30.7.2020

Bei Wenders war gestern «Im Lauf der Zeit» an der Reihe, weil ich die beiden in der Chronologie nach Der Angst des Tormanns schon geschaut hatte (Falsche Bewegung und Alice in den Städten), oder aber ich den Film nicht enthalten fand im Angebot der Mediathek (Der Scharlachrote Buchstabe). Da es jetzt ein Film nicht nach dem Drehbuch von Peter Handke war wie Tormann und Falsche Bewegung fragte ich mich natürlich: Was hat Peter Handke in dieser Zeit gemacht. War er eingeschnappt wegen des Fremdgehens von Wenders für Alice? Ich griff ins Regal, aus der Vermutung heraus, dass in Handkes Tagebuch Das Gewicht der Welt jener fragliche Zeitraum abgedeckt sein müsste. Und: erstens richtig gedacht, zweitens blieb ich sogleich hängen an einem Satz aus dem Januar 1976: «Das Gefühl der Henkersmahlzeit beim Anblick von Gummipflanzen». Das ist ein Satz — und im Gewicht der Welt gibt es noch einige von dieser Güte — den ich für unverfilmbar halte, nicht in dem Sinn, dass es undenkbar bleibt, dass er in einem Dialog vorkommt. In den frühen Filmen von Wim Wenders sagen die Figuren andauernd so ähnliche Sätze, nicht bloß in denen, für die Peter Handke die Dialoge geschrieben hat, und mein Eindruck bis dato ist, dass sie diese Sätze um des Vorhandenseins dieser Sätze in der vom Film behaupteten Welt vorbringen und nicht, weil diese Sätze den Figuren entsprechen.
Unverfilmbar halte ich den Vorgang, den der Satz mit der Henkersmahlzeit und den künstlichen Pflanzen zum Ausdruck bringt — Vergleichbar mit der Szene, in der Charlie Kaufman sieht, dass der angebliche Wunderheiler, der seine letzte Hoffnung darstellt in zweierlei Hinsicht, den vorgeblichen Tumor, ein Stückchen Hühnerfleisch, in seiner hohlen Hand verborgen hält zu Beginn seines Heilungsrituals.

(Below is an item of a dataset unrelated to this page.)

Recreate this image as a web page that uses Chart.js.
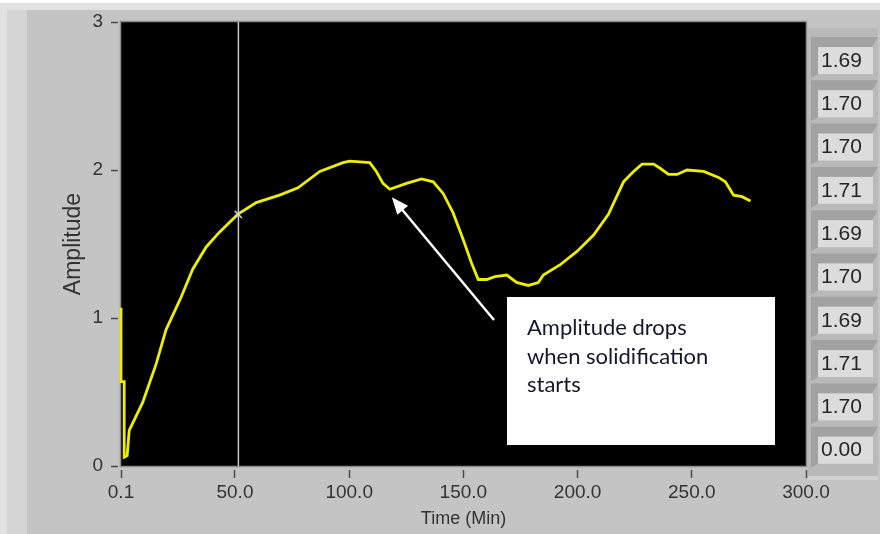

Gut, der Satz von Handke ist damit also vielleicht doch verfilmt worden, aber halt nicht von Wenders, sondern von Miloš Forman und damit nicht in seiner Zeit.
Im Lauf der Zeit treffen sich durch Zufall zwei Männer, der eine ist blond, der andere hat dunkles Haar. Der Film ist zudem, darauf wird im Vorspann als erstes hingewiesen: in Schwarzweiß gedreht. Sie fahren in einem Möbelwagen durch Deutschland, der Blonde ist bekannt aus Falsche Bewegung und Alice, der Dunkle ist Hans Zischler, den ich schon in Summer in the City nicht mochte, weil er sich als den neuen Horst Buchholz empfindet, vor allem aber weil nach oder durch ihn tatsächlich Hannes Jänicke kommen wird. Die Frauen kommen dieses Mal nur ganz am Rande vor. Auch kommt es nicht zum Vollzug mit der schönen Kassiererin des Dorfkinos. Dafür zeigt Wenders von jedem männlichen Darsteller irgendwann in den drei Stunden eine Aufnahme, in der sein (nicht Wenders‘) Geschlechtsteil entblößt wird. Irgendwann ist nicht böse gemeint, ich hatte bloß recht langsam den Eindruck bekommen, dass Wenders eher Kameramann oder Bildereinrichter ist, als Regisseur. Seine Darsteller machen immer irgendwas. Das wirkt oft sehr künstlich, wo es wahrscheinlich sehr natürlich herüberkommen sollte. Der Blonde beispielsweise lacht dann halt ungezwungen. Hans Zischler äußert «Lust zu schwimmen». Wobei ja Luhmann festgestellt hat, dass es nichts grausameres gibt, was man zu seiner Frau sagen könnte, als «Sei doch mal natürlich!»